Coronavirus cases continue to rise

COVID-19 cases are continuing to rise across Marshall’s campus, across Cabell County and across West Virginia.

According to Marshall’s coronavirus dashboard, as of Tuesday afternoon, the positive test rate across campus for this week is 4.48%, up from just 1.79% last week, 1.02% the week before and 1.15% for all data before then. It is important to note that many test results for this week still are pending, and this data represents tests from just the first three days of this week.

Data from Sunday through Tuesday this week indicate 624 tests conducted, with 16 positive results thus far and 267 results still pending. For comparison, last week there were a total of 21 positive results on campus from a total of 1,173 tests.

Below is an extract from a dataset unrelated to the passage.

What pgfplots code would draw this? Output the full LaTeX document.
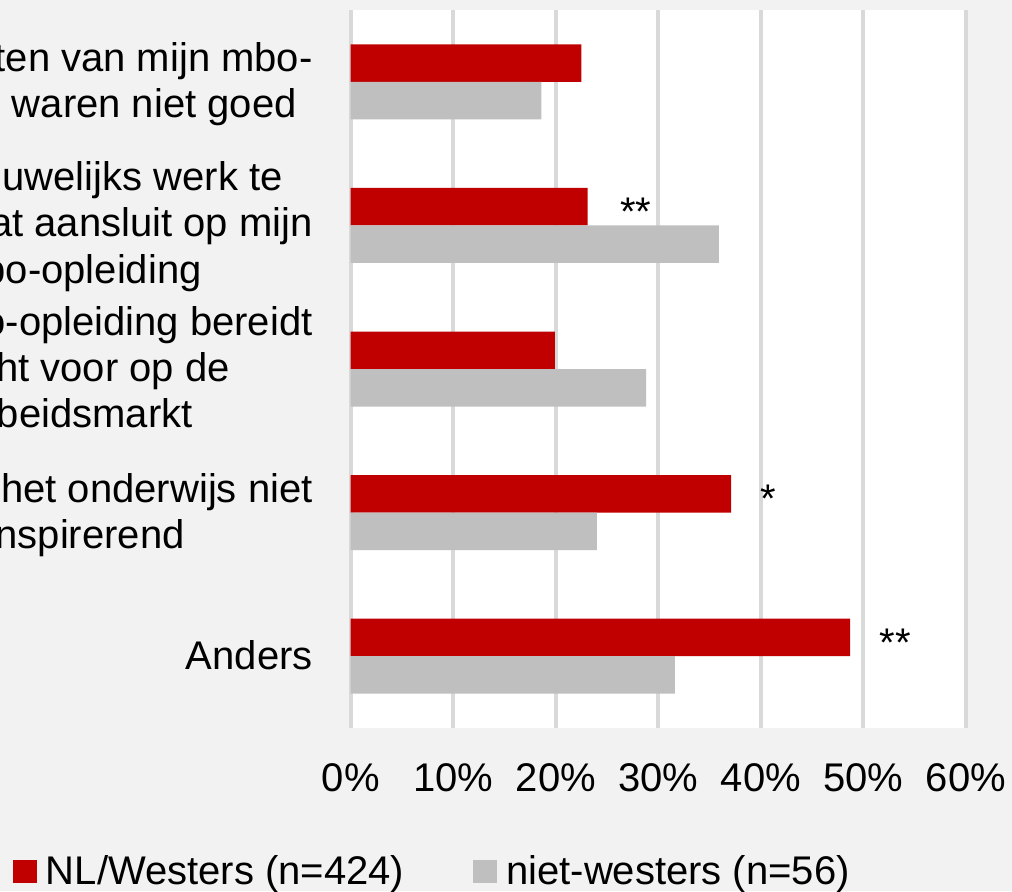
\documentclass[border=0pt]{standalone}
\usepackage{fontspec}
\setmainfont{Liberation Sans}
\usepackage{pgfplots}
\pgfplotsset{compat=1.18}
\definecolor{nlred}{HTML}{C00000}
\definecolor{nwgray}{HTML}{BFBFBF}
\definecolor{gridgray}{HTML}{D9D9D9}
\definecolor{bggray}{HTML}{F2F2F2}
\newcommand{\ff}{\fontsize{20pt}{23pt}\selectfont}
\begin{document}
\begin{tikzpicture}[font=\ff]
\useasboundingbox (0,0) rectangle (506pt,445.5pt);
\fill[bggray] (0,0) rectangle (506pt,445.5pt);
\begin{scope}
\clip (0,0) rectangle (506pt,445.5pt);
\begin{axis}[
  at={(175.35pt,81.5pt)}, anchor=south west,
  scale only axis, width=307.65pt, height=359pt,
  xmin=0, xmax=60, ymin=-0.5, ymax=4.5,
  xbar, bar width=18.75pt,
  axis background/.style={fill=white},
  axis line style={draw=none},
  xmajorgrids, major grid style={draw=gridgray, line width=2pt},
  xtick={0,10,20,30,40,50,60},
  xticklabels={0\%,10\%,20\%,30\%,40\%,50\%,60\%},
  ytick=\empty,
  major tick length=0pt,
  xticklabel style={anchor=base, yshift=-31.5pt, font=\ff},
  legend columns=2,
  legend style={draw=none, fill=none, inner sep=0pt, outer sep=0pt,
    at={(-0.549,-0.1999)}, anchor=west, cells={anchor=center},
    nodes={inner sep=0pt, font=\ff},
    /tikz/every odd column/.append style={column sep=4.5pt},
    /tikz/every even column/.append style={column sep=34.5pt}},
  legend image code/.code={\fill[#1] (0pt,-5.75pt) rectangle (12pt,5.75pt);},
]
\addplot[fill=nlred, draw=none, bar shift=9.375pt] coordinates {(22.5,4) (23.1,3) (19.9,2) (37.1,1) (48.7,0)};
\addlegendentry{NL/Westers (n=424)}
\addplot[fill=nwgray, draw=none, bar shift=-9.375pt] coordinates {(18.6,4) (35.9,3) (28.8,2) (24.0,1) (31.6,0)};
\addlegendentry{niet-westers (n=56)}
\node[anchor=base, font=\ff] at (axis cs:27.8,3) {**};
\node[anchor=base, font=\ff] at (axis cs:40.7,1) {*};
\node[anchor=base, font=\ff] at (axis cs:53.1,0) {**};
\end{axis}
\begin{scope}[every node/.style={inner sep=0pt, font=\ff, anchor=base east}]
\node at (156.5pt,409.5pt) {ten van mijn mbo-};
\node at (148.5pt,386.5pt) {waren niet goed};
\node at (141.5pt,350pt) {uwelijks werk te};
\node at (156.5pt,327pt) {at aansluit op mijn};
\node at (101pt,304pt) {bo-opleiding};
\node at (156.5pt,278pt) {o-opleiding bereidt};
\node at (115pt,255pt) {ht voor op de};
\node at (96.5pt,232pt) {beidsmarkt};
\node at (156.5pt,194.5pt) {het onderwijs niet};
\node at (92.5pt,171.5pt) {nspirerend};
\node at (156.5pt,111pt) {Anders};
\end{scope}
\end{scope}
\end{tikzpicture}
\end{document}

The week before that, there were just 12 positive results from a total 1,175 tests.

According to the Harvard University COVID Risk Levels Dashboard, Cabell County as a whole is at a “tipping point,” at which “stay-at-home orders (are) necessary.”

According to the dashboard, Cabell County is averaging more than 34 daily new cases per 100,000 people, on a 7-day moving average. The county has reported a total of 1,548 cases and 25 deaths.

Statewide, West Virginia has reported more than 25,000 confirmed positive cases and a total of 469 deaths. Statewide data indicate a 7-day moving average of 23.8 daily new cases per 100,000 people and an average of 425.7 total daily new cases.

According to the West Virginia Department of Health and Human Resources, as of Tuesday morning, 11 deaths had been reported in the previous 24 hours. As of the same time, there were a total of 5,507 active cases reported across the state.

The Harvard dashboard places 26 West Virginia  counties at a risk level of “accelerated spread,” with “stay-at-home orders and rigorous test and trace programs advised.” It places 19 counties at the same  level as Cabell County, its highest risk level. Just 10 counties are categorized as lower or medium risk levels. Zero counties are considered “on track for containment.”